◆ Listed entries ◆
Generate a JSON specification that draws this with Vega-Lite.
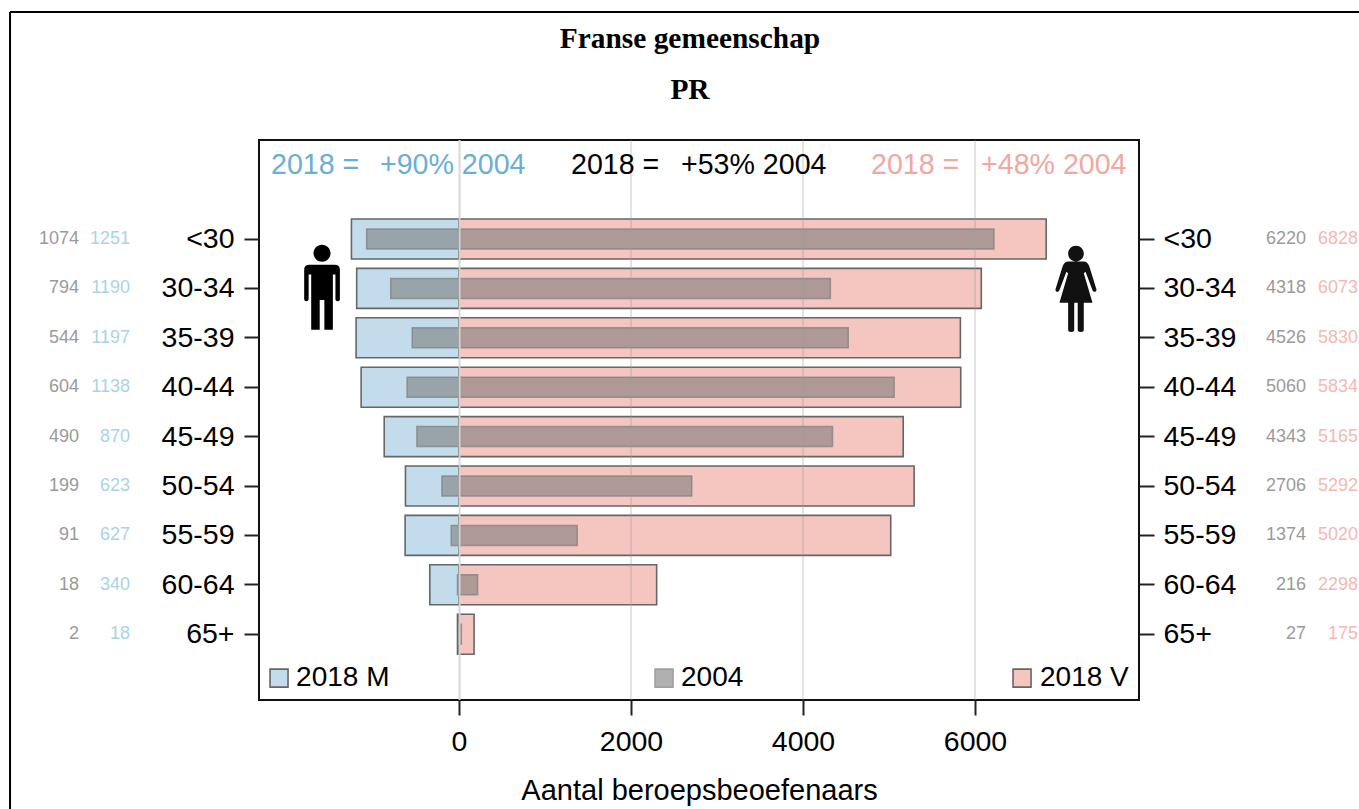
{"$schema":"https://vega.github.io/schema/vega-lite/v6.json","width":880,"height":560,"autosize":{"type":"none"},"padding":{"left":259,"top":140,"right":220,"bottom":109},"background":"white",
"title":{"text":["Franse gemeenschap","PR"],"font":"Liberation Serif","fontWeight":"bold","fontSize":29.4,"lineHeight":51,"color":"black","anchor":"middle","frame":"group","dx":-9,"offset":16,"dy":110},
"config":{"view":{"stroke":"#111111","strokeWidth":2},"font":"Liberation Sans","axis":{"domain":false,"grid":false,"tickColor":"#222222","tickWidth":2,"tickSize":15,"labelFont":"Liberation Sans","labelFontSize":28.5,"labelColor":"black","titleFont":"Liberation Sans","titleFontSize":29,"titleFontWeight":"normal","titleColor":"black"}},
"datasets":{"ages":[
{"age":"<30","m2018":1251,"m2004":1074,"v2018":6828,"v2004":6220,"m2018_links":-1251,"m2004_links":-1074},
{"age":"30-34","m2018":1190,"m2004":794,"v2018":6073,"v2004":4318,"m2018_links":-1190,"m2004_links":-794},
{"age":"35-39","m2018":1197,"m2004":544,"v2018":5830,"v2004":4526,"m2018_links":-1197,"m2004_links":-544},
{"age":"40-44","m2018":1138,"m2004":604,"v2018":5834,"v2004":5060,"m2018_links":-1138,"m2004_links":-604},
{"age":"45-49","m2018":870,"m2004":490,"v2018":5165,"v2004":4343,"m2018_links":-870,"m2004_links":-490},
{"age":"50-54","m2018":623,"m2004":199,"v2018":5292,"v2004":2706,"m2018_links":-623,"m2004_links":-199},
{"age":"55-59","m2018":627,"m2004":91,"v2018":5020,"v2004":1374,"m2018_links":-627,"m2004_links":-91},
{"age":"60-64","m2018":340,"m2004":18,"v2018":2298,"v2004":216,"m2018_links":-340,"m2004_links":-18},
{"age":"65+","m2018":18,"m2004":2,"v2018":175,"v2004":27,"m2018_links":-18,"m2004_links":-2}],
"gridTicks":[{"tick":2000},{"tick":4000},{"tick":6000}],"zeroTick":[{"tick":6}],"note":[{}]},
"data":{"name":"ages"},
"resolve":{"scale":{"y":"independent"},"axis":{"x":"independent","y":"independent"}},
"layer":[
{"mark":{"type":"bar","size":40,"fill":"#c3dceb","stroke":"#666666","strokeWidth":1.6},"encoding":{"y":{"field":"age","type":"nominal","title":null,"axis":{"orient":"left","labelPadding":10},"scale":{"type":"band","domain":["<30","30-34","35-39","40-44","45-49","50-54","55-59","60-64","65+"],"paddingInner":0,"paddingOuter":1,"align":0.5,"range":[24.9,568.3]}},"x":{"field":"m2018_links","type":"quantitative","stack":null,"title":"Aantal beroepsbeoefenaars","axis":{"values":[0,2000,4000,6000],"format":"d","labelPadding":12,"titlePadding":21},"scale":{"domain":[-2326,7907],"nice":false,"zero":false}},"x2":{"datum":0}}},
{"mark":{"type":"bar","size":40,"fill":"#f5c5c0","stroke":"#666666","strokeWidth":1.6},"encoding":{"y":{"field":"age","type":"nominal","axis":null,"scale":{"type":"band","domain":["<30","30-34","35-39","40-44","45-49","50-54","55-59","60-64","65+"],"paddingInner":0,"paddingOuter":1,"align":0.5,"range":[24.9,568.3]}},"x":{"field":"v2018","type":"quantitative","stack":null,"axis":null,"scale":{"domain":[-2326,7907],"nice":false,"zero":false}},"x2":{"datum":0}}},
{"mark":{"type":"bar","size":20,"fill":"#747474","fillOpacity":0.55,"stroke":"#808080","strokeOpacity":0.75,"strokeWidth":1.5},"encoding":{"y":{"field":"age","type":"nominal","axis":null,"scale":{"type":"band","domain":["<30","30-34","35-39","40-44","45-49","50-54","55-59","60-64","65+"],"paddingInner":0,"paddingOuter":1,"align":0.5,"range":[24.9,568.3]}},"x":{"field":"m2004_links","type":"quantitative","stack":null,"axis":null,"scale":{"domain":[-2326,7907],"nice":false,"zero":false}},"x2":{"datum":0}}},
{"mark":{"type":"bar","size":20,"fill":"#747474","fillOpacity":0.55,"stroke":"#808080","strokeOpacity":0.75,"strokeWidth":1.5},"encoding":{"y":{"field":"age","type":"nominal","axis":null,"scale":{"type":"band","domain":["<30","30-34","35-39","40-44","45-49","50-54","55-59","60-64","65+"],"paddingInner":0,"paddingOuter":1,"align":0.5,"range":[24.9,568.3]}},"x":{"field":"v2004","type":"quantitative","stack":null,"axis":null,"scale":{"domain":[-2326,7907],"nice":false,"zero":false}},"x2":{"datum":0}}},
{"data":{"name":"gridTicks"},"mark":{"type":"rule","stroke":"#999999","strokeOpacity":0.28,"strokeWidth":2},"encoding":{"x":{"field":"tick","type":"quantitative","axis":null,"scale":{"domain":[-2326,7907],"nice":false,"zero":false}}}},
{"data":{"name":"zeroTick"},"mark":{"type":"rule","stroke":"#d6d6d6","strokeOpacity":0.95,"strokeWidth":2},"encoding":{"x":{"field":"tick","type":"quantitative","axis":null,"scale":{"domain":[-2326,7907],"nice":false,"zero":false}}}},
{"mark":{"type":"text","align":"right","baseline":"middle","fontSize":18,"color":"#9a9a9a"},"encoding":{"text":{"field":"m2004","type":"quantitative","format":"d"},"y":{"field":"age","type":"nominal","axis":null,"scale":{"type":"band","domain":["<30","30-34","35-39","40-44","45-49","50-54","55-59","60-64","65+"],"paddingInner":0,"paddingOuter":1,"align":0.5,"range":[24.9,568.3]}},"x":{"datum":-4419,"type":"quantitative","axis":null,"scale":{"domain":[-2326,7907],"nice":false,"zero":false}}}},
{"mark":{"type":"text","align":"right","baseline":"middle","fontSize":18,"color":"#a9d3e8"},"encoding":{"text":{"field":"m2018","type":"quantitative","format":"d"},"y":{"field":"age","type":"nominal","axis":null,"scale":{"type":"band","domain":["<30","30-34","35-39","40-44","45-49","50-54","55-59","60-64","65+"],"paddingInner":0,"paddingOuter":1,"align":0.5,"range":[24.9,568.3]}},"x":{"datum":-3826,"type":"quantitative","axis":null,"scale":{"domain":[-2326,7907],"nice":false,"zero":false}}}},
{"mark":{"type":"text","align":"right","baseline":"middle","fontSize":18,"color":"#9a9a9a"},"encoding":{"text":{"field":"v2004","type":"quantitative","format":"d"},"y":{"field":"age","type":"nominal","axis":null,"scale":{"type":"band","domain":["<30","30-34","35-39","40-44","45-49","50-54","55-59","60-64","65+"],"paddingInner":0,"paddingOuter":1,"align":0.5,"range":[24.9,568.3]}},"x":{"datum":9849,"type":"quantitative","axis":null,"scale":{"domain":[-2326,7907],"nice":false,"zero":false}}}},
{"mark":{"type":"text","align":"right","baseline":"middle","fontSize":18,"color":"#f5b8b0"},"encoding":{"text":{"field":"v2018","type":"quantitative","format":"d"},"y":{"field":"age","type":"nominal","axis":null,"scale":{"type":"band","domain":["<30","30-34","35-39","40-44","45-49","50-54","55-59","60-64","65+"],"paddingInner":0,"paddingOuter":1,"align":0.5,"range":[24.9,568.3]}},"x":{"datum":10453,"type":"quantitative","axis":null,"scale":{"domain":[-2326,7907],"nice":false,"zero":false}}}},
{"mark":{"type":"text","text":"","opacity":0},"encoding":{"y":{"field":"age","type":"nominal","title":null,"axis":{"orient":"right","labelPadding":9},"scale":{"type":"band","domain":["<30","30-34","35-39","40-44","45-49","50-54","55-59","60-64","65+"],"paddingInner":0,"paddingOuter":1,"align":0.5,"range":[24.9,568.3]}}}},
{"data":{"name":"note"},"layer":[
{"mark":{"type":"text","text":"2018 =","align":"left","baseline":"middle","fontSize":28.6,"color":"#6baed6"},"encoding":{"x":{"datum":-2186,"type":"quantitative","axis":null,"scale":{"domain":[-2326,7907],"nice":false,"zero":false}},"y":{"datum":0.0446,"type":"quantitative","axis":null,"scale":{"domain":[0,1],"reverse":true,"nice":false,"zero":false}}}},
{"mark":{"type":"text","text":"+90% 2004","align":"left","baseline":"middle","fontSize":28.6,"color":"#6baed6"},"encoding":{"x":{"datum":-919,"type":"quantitative","axis":null,"scale":{"domain":[-2326,7907],"nice":false,"zero":false}},"y":{"datum":0.0446,"type":"quantitative","axis":null,"scale":{"domain":[0,1],"reverse":true,"nice":false,"zero":false}}}},
{"mark":{"type":"text","text":"2018 =","align":"left","baseline":"middle","fontSize":28.6,"color":"black"},"encoding":{"x":{"datum":1302,"type":"quantitative","axis":null,"scale":{"domain":[-2326,7907],"nice":false,"zero":false}},"y":{"datum":0.0446,"type":"quantitative","axis":null,"scale":{"domain":[0,1],"reverse":true,"nice":false,"zero":false}}}},
{"mark":{"type":"text","text":"+53% 2004","align":"left","baseline":"middle","fontSize":28.6,"color":"black"},"encoding":{"x":{"datum":2581,"type":"quantitative","axis":null,"scale":{"domain":[-2326,7907],"nice":false,"zero":false}},"y":{"datum":0.0446,"type":"quantitative","axis":null,"scale":{"domain":[0,1],"reverse":true,"nice":false,"zero":false}}}},
{"mark":{"type":"text","text":"2018 =","align":"left","baseline":"middle","fontSize":28.6,"color":"#f0a8a0"},"encoding":{"x":{"datum":4791,"type":"quantitative","axis":null,"scale":{"domain":[-2326,7907],"nice":false,"zero":false}},"y":{"datum":0.0446,"type":"quantitative","axis":null,"scale":{"domain":[0,1],"reverse":true,"nice":false,"zero":false}}}},
{"mark":{"type":"text","text":"+48% 2004","align":"left","baseline":"middle","fontSize":28.6,"color":"#f0a8a0"},"encoding":{"x":{"datum":6070,"type":"quantitative","axis":null,"scale":{"domain":[-2326,7907],"nice":false,"zero":false}},"y":{"datum":0.0446,"type":"quantitative","axis":null,"scale":{"domain":[0,1],"reverse":true,"nice":false,"zero":false}}}},
{"mark":{"type":"point","shape":"square","size":324,"filled":true,"fill":"#c3dceb","stroke":"#666666","strokeWidth":1.6,"opacity":1},"encoding":{"x":{"datum":-2093,"type":"quantitative","axis":null,"scale":{"domain":[-2326,7907],"nice":false,"zero":false}},"y":{"datum":0.961,"type":"quantitative","axis":null,"scale":{"domain":[0,1],"reverse":true,"nice":false,"zero":false}}}},
{"mark":{"type":"text","text":"2018 M","align":"left","baseline":"middle","fontSize":28,"color":"black"},"encoding":{"x":{"datum":-1895,"type":"quantitative","axis":null,"scale":{"domain":[-2326,7907],"nice":false,"zero":false}},"y":{"datum":0.961,"type":"quantitative","axis":null,"scale":{"domain":[0,1],"reverse":true,"nice":false,"zero":false}}}},
{"mark":{"type":"point","shape":"square","size":324,"filled":true,"fill":"#b0b0b0","stroke":"#a0a0a0","strokeWidth":1.6,"opacity":1},"encoding":{"x":{"datum":2384,"type":"quantitative","axis":null,"scale":{"domain":[-2326,7907],"nice":false,"zero":false}},"y":{"datum":0.961,"type":"quantitative","axis":null,"scale":{"domain":[0,1],"reverse":true,"nice":false,"zero":false}}}},
{"mark":{"type":"text","text":"2004","align":"left","baseline":"middle","fontSize":28,"color":"black"},"encoding":{"x":{"datum":2581,"type":"quantitative","axis":null,"scale":{"domain":[-2326,7907],"nice":false,"zero":false}},"y":{"datum":0.961,"type":"quantitative","axis":null,"scale":{"domain":[0,1],"reverse":true,"nice":false,"zero":false}}}},
{"mark":{"type":"point","shape":"square","size":324,"filled":true,"fill":"#f5c5c0","stroke":"#666666","strokeWidth":1.6,"opacity":1},"encoding":{"x":{"datum":6547,"type":"quantitative","axis":null,"scale":{"domain":[-2326,7907],"nice":false,"zero":false}},"y":{"datum":0.961,"type":"quantitative","axis":null,"scale":{"domain":[0,1],"reverse":true,"nice":false,"zero":false}}}},
{"mark":{"type":"text","text":"2018 V","align":"left","baseline":"middle","fontSize":28,"color":"black"},"encoding":{"x":{"datum":6756,"type":"quantitative","axis":null,"scale":{"domain":[-2326,7907],"nice":false,"zero":false}},"y":{"datum":0.961,"type":"quantitative","axis":null,"scale":{"domain":[0,1],"reverse":true,"nice":false,"zero":false}}}},
{"mark":{"type":"point","shape":"M-.2,-.8a.2,.2 0 1,0 .4,0a.2,.2 0 1,0 -.4,0ZM-.3,-.53H.3Q.42,-.53 .42,-.41V.28Q.42,.33 .37,.33Q.315,.33 .315,.28V-.3H.255V1H.055V.3H-.055V1H-.255V-.3H-.315V.28Q-.315,.33 -.37,.33Q-.42,.33 -.42,.28V-.41Q-.42,-.53 -.3,-.53Z","size":7225,"filled":true,"fill":"black","strokeWidth":0,"opacity":1},"encoding":{"x":{"datum":-1593,"type":"quantitative","axis":null,"scale":{"domain":[-2326,7907],"nice":false,"zero":false}},"y":{"datum":0.263,"type":"quantitative","axis":null,"scale":{"domain":[0,1],"reverse":true,"nice":false,"zero":false}}}},
{"mark":{"type":"point","shape":"M-.18,-.8a.18,.18 0 1,0 .36,0a.18,.18 0 1,0 -.36,0ZM-.17,-.62H.17Q.27,-.62 .31,-.5L.47,.02Q.48,.08 .43,.08Q.4,.08 .38,.04L.22,-.38L.18,-.35L.38,.33H.18V.95Q.18,1 .11,1Q.04,1 .04,.95V.33H-.04V.95Q-.04,1 -.11,1Q-.18,1 -.18,.95V.33H-.38L-.18,-.35L-.22,-.38L-.38,.04Q-.4,.08 -.43,.08Q-.48,.08 -.47,.02L-.31,-.5Q-.27,-.62 -.17,-.62Z","size":7569,"filled":true,"fill":"#111111","strokeWidth":0,"opacity":1},"encoding":{"x":{"datum":7174,"type":"quantitative","axis":null,"scale":{"domain":[-2326,7907],"nice":false,"zero":false}},"y":{"datum":0.265,"type":"quantitative","axis":null,"scale":{"domain":[0,1],"reverse":true,"nice":false,"zero":false}}}},
{"mark":{"type":"rule","stroke":"black","strokeWidth":2},"encoding":{"x":{"datum":-5221,"type":"quantitative","axis":null,"scale":{"domain":[-2326,7907],"nice":false,"zero":false}},"x2":{"datum":10465},"y":{"datum":-0.2286,"type":"quantitative","axis":null,"scale":{"domain":[0,1],"reverse":true,"nice":false,"zero":false}}}},
{"mark":{"type":"rule","stroke":"black","strokeWidth":2},"encoding":{"x":{"datum":-5221,"type":"quantitative","axis":null,"scale":{"domain":[-2326,7907],"nice":false,"zero":false}},"y":{"datum":-0.2286,"type":"quantitative","axis":null,"scale":{"domain":[0,1],"reverse":true,"nice":false,"zero":false}},"y2":{"datum":1.195}}}
]}
]}
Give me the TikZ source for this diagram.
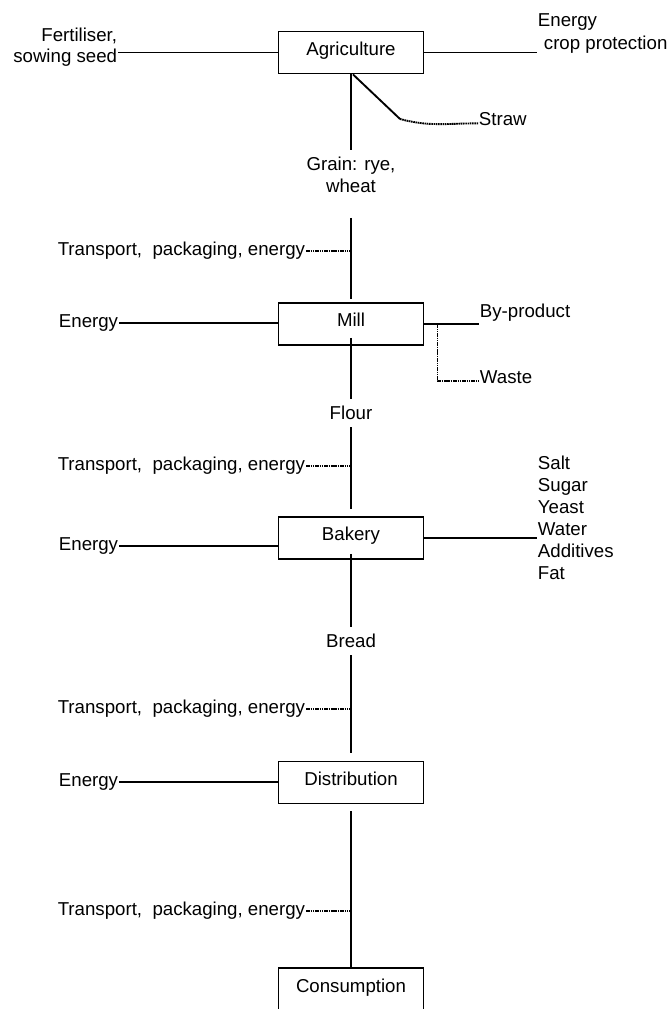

◆ Task description ◆
Your answer should be only the number of lines that hold the word "this".

◆ Output below ◆
2